While the United States has in the past pressed the dictatorships of the Arab nations to pursue freer civil societies and more liberal economies, we have nonetheless tepidly supported these leaders because they kept Islamic radicalism at bay and were key allies in issues such as Iran and the War on Terror. One of the fundamental challenges of pro-democracy movements in the Middle East is that they are usually combined with violence, anti-American rhetoric, and radical Islamists. This can be seen with great example in Turkey and Iran. Historically, the military junta that ruled over Turkey was secular and relatively open to liberalizing their nation-- including allowing for free elections. However, over time Islamists get themselves democratically elected (usually by the rural poor and uneducated) and begin to try to implement Sharia law, leading the secular military to intervene in the democratic process now and then (with the increasing Europeanization of Turkey, though, this is becoming less frequent). Similarly, the movement to overthrow the Shah of Iran was led by pro-democracy students and ultraconservative Islamists-- a movement that led to what is a repressive and dangerous theocratic dictatorship masquerading as a republic. Like Turkey, most of Ahmadinejad's popular support comes from the rural poor and uneducated.
This radical Islamist danger exists most prominently with the democracy movement in Egypt, where the Muslim Brotherhood is attempting to take advantage of the chaos for their own benefit-- and if the (secular) Egyptian military does not take efforts
to restore the rule of law, agree to allow political reform and a representative government to take place, and halt repressive measures like the unprecedented severance
of all Internet communications in Egypt, the Muslim Brotherhood may only become stronger.

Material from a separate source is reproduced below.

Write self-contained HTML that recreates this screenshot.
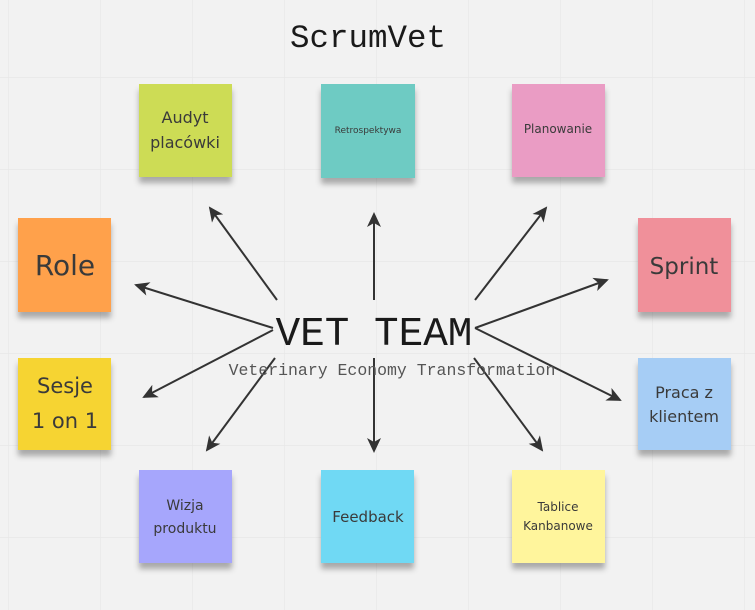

While this is a worrisome prospect, there are more immediate dangers for us coming from the chaos in the Arab world. The timing of these protests will no doubt severely hamper our efforts to diplomatically muscle Iran into abandoning its nuclear aspirations-- at the negotiating table, nations like Egypt are some of the most influential.
Additionally, there is the clear danger that the protests in Yemen
pose. The small nation is impoverished and its government already weak, and a sect of Al Qaeda has been gaining power there. Some of the most recent terrorist threats have originated from Al Qaeda in Yemen, and we have been working extensively with their government to fight this sect. Whereas the protests in Egypt and Tunisia could have the unfortunate consequence of strengthening some Islamist agendas, the collapse of the Yemeni government could bring about a new stronghold for Al Qaeda. This, of course, leaves the United States in a bit of a quandary concerning its past, present, and future relations with these nations. What is clear, however, is that the current policy in the Middle East is not working
, and we need to change it drastically if we are to figure out how to contain the dangers that instability in the region pose while encouraging them to cultivate liberal governments.